How can funding be racially discriminatory when all Mississippi students are free to attend any school they so desire? There can be no doubt that our three largest universities - Southern, Ole Miss and State - have better facilities and better teachers. Any student who wants to benefit from that funding should attend those schools. That logic is so basic, so simple, so straightforward.
It is mind boggling that our courts can drag this affair out for 20 years and usurp legislative powers in the process over logic that is completely faulty at its core.
Our so-called African-American universities are vestiges of a period of segregation. If government acted sensibly, many of these schools would have been closed once segregation ended. But in our system, once a program or school is created it develops a special interest group associated with it that keeps on going beyond the point of reason.
So be it. If you are going to waste money, it might as well be on education. Let's leave the predominantly African-American universities as a second-tier alternative to those students who lack the desire or qualifications to attend our better universities. But to have a court order the Legislature to fund these second-tier schools based on some judicially derived formula is nothing less than absurd.
Ayers will just perpetuate the segregation of our colleges by making the African-American schools more attractive, thus creating an incentive for African-Americans not to go to Ole Miss, State and Southern.
This is not unlike the misguided Justice Department policies at the secondary school level where busing caused white flight to private schools. As a result of these federal policies, many parts of our state now have a completely segregated system - whites in the private schools, blacks in the public ones.
The Ayers decision will ultimately reduce the resources available to improve our top schools. This will hurt education in our state and drive our best students out of state. It will make our top schools noncompetitive on a regional basis.
We should be urging African-Americans to exploit our best schools to their advantage by enrolling.

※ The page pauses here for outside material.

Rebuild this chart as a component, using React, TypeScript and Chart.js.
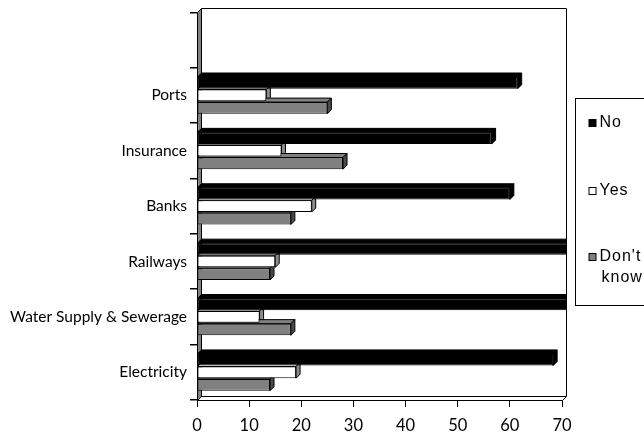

This would create true integration and African-American advancement.
By heaping more money on what amounts to a de facto all-black system by personal choice, we are perpetuating the segregationist policies that will keep Mississippi from advancing.

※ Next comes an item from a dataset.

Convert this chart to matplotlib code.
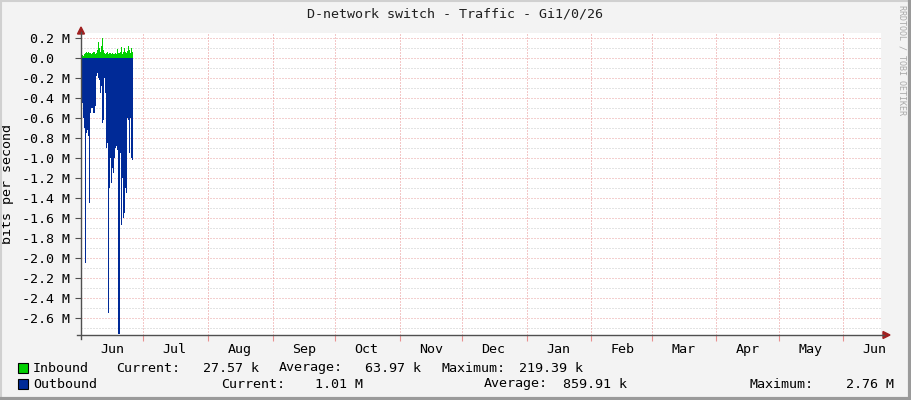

Wyatt Emmerich of Jackson is president of Emmerich Newspapers and publisher of the Northside Sun.
Now here are some disturbing things.
Our so-called African-American universities are vestiges of a period of segregation. If government acted sensibly, many of these schools would have been closed once segregation ended.

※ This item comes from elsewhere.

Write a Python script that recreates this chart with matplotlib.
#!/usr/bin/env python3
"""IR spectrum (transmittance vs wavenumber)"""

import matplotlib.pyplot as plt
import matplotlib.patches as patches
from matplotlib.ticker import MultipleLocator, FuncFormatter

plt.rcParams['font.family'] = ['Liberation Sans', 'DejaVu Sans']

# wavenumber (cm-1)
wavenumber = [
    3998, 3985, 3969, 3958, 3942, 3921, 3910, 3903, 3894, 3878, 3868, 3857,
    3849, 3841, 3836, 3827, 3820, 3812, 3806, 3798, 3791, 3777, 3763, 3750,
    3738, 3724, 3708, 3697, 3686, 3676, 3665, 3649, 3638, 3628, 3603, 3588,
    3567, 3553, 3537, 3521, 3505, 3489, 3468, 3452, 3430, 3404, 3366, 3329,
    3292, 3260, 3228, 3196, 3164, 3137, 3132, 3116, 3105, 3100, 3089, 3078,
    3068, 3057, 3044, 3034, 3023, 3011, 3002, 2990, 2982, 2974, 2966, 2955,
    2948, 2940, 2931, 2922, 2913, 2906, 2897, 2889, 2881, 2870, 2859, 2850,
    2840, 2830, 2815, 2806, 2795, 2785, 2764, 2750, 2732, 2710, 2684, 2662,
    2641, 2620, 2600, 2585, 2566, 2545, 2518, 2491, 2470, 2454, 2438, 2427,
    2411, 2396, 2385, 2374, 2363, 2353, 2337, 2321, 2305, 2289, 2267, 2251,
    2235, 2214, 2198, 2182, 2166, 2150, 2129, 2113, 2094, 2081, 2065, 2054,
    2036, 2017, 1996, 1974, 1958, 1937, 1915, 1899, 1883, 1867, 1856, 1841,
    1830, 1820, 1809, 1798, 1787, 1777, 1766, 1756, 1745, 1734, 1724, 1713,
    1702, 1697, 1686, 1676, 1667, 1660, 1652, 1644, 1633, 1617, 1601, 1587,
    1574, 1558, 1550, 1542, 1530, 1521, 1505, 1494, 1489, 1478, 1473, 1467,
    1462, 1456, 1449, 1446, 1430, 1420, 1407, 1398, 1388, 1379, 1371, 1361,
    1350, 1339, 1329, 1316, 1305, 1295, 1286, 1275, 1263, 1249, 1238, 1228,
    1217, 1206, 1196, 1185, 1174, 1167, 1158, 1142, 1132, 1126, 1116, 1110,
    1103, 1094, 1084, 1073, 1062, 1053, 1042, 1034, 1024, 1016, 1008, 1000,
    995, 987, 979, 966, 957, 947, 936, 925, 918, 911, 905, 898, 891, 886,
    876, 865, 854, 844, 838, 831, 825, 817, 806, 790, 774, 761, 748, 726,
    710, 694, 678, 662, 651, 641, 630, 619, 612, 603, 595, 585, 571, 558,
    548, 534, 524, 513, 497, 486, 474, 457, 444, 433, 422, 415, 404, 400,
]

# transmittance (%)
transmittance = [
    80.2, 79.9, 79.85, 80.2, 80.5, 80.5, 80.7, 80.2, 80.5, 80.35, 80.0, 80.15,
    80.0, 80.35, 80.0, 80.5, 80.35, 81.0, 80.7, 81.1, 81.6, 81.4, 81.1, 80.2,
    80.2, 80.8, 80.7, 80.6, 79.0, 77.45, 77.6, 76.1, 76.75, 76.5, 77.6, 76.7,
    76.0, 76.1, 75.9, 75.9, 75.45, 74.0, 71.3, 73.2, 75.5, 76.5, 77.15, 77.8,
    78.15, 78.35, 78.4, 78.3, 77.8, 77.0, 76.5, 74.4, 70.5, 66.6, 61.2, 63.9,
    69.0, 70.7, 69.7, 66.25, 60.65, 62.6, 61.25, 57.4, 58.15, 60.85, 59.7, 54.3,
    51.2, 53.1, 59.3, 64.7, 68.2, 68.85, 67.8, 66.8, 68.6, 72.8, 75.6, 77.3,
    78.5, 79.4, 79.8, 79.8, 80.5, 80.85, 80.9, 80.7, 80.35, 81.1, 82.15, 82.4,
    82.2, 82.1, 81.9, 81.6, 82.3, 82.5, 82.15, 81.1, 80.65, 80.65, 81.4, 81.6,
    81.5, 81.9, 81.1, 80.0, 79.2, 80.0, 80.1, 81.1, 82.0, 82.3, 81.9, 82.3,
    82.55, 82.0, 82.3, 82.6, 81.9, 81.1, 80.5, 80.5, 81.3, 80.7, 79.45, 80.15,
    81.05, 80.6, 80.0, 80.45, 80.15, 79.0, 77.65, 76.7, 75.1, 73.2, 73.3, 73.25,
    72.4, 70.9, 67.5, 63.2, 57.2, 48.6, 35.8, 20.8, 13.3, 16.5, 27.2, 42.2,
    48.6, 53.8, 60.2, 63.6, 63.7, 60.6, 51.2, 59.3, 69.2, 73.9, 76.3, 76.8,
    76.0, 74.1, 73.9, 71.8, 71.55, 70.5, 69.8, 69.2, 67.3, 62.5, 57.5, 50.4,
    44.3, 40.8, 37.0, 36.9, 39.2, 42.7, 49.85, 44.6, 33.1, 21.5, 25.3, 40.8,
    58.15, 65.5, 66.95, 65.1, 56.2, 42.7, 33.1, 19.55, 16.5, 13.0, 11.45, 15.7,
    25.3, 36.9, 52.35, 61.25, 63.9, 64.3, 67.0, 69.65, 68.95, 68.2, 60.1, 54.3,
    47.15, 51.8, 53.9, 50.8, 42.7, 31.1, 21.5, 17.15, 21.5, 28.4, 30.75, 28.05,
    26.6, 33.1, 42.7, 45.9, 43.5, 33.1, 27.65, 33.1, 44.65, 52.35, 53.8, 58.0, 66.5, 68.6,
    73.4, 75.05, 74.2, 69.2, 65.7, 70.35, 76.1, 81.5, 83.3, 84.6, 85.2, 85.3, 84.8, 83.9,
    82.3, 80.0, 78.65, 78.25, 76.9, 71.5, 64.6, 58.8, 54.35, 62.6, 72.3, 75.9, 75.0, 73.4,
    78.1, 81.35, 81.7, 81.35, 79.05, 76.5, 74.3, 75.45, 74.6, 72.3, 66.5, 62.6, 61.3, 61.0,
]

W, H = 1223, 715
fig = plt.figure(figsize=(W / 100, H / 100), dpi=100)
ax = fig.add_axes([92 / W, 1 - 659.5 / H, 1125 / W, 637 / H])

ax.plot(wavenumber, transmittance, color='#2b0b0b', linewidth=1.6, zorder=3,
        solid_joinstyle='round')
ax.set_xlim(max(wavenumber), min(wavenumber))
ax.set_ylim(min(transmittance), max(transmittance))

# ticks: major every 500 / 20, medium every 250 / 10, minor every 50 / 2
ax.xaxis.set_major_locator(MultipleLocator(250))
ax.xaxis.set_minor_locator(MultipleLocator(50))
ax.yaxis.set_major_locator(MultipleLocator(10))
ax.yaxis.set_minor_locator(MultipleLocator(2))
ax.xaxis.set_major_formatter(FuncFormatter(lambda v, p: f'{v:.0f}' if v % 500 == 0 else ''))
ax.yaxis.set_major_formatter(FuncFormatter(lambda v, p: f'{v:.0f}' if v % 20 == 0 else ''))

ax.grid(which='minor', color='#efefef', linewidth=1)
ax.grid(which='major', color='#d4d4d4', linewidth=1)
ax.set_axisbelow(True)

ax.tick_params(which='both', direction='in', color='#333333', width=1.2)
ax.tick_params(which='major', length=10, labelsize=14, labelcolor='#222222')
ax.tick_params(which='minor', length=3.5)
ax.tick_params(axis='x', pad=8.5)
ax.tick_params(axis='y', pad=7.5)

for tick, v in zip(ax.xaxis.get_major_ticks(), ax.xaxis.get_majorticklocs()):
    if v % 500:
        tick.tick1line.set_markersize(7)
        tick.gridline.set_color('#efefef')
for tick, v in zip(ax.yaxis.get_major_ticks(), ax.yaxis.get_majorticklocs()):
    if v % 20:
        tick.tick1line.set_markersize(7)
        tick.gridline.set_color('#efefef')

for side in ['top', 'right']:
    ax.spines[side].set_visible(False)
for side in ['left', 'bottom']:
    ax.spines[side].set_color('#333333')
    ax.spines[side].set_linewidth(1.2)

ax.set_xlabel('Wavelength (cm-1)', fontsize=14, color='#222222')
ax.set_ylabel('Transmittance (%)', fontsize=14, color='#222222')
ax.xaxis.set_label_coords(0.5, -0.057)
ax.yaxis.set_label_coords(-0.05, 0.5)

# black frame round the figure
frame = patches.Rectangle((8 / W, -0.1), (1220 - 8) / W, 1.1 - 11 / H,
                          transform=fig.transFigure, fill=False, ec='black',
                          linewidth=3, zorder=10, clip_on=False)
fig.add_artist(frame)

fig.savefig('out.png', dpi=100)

This is what those Ole' Boys think of all of our schools.
But in our system, once a program or school is created it develops a special interest group associated with it that keeps on going beyond the point of reason.
Let's leave the predominantly African-American universities as a second-tier alternative to those students who lack the desire or qualifications to attend our better universities. But to have a court order the Legislature to fund these second-tier schools based on some judicially derived formula is nothing less than absurd.
This is what those Ole' Boys thinks of all of us.
Ayers will just perpetuate the segregation of our colleges by making the African-American schools more attractive, thus creating an incentive for African-Americans not to go to Ole Miss, State and Southern.
This is what they do not want to happen.
The Ayers decision will ultimately reduce the resources available to improve our top schools. This will hurt education in our state and drive our best students out of state.
We should be urging African-Americans to exploit our best schools to their advantage by enrolling. This would create true integration and African-American advancement
This is another trick by Mr. Charlie. "Yes! Come to our top school and better facilities, so we can EXPLOIT you like we have been doing for XX years!"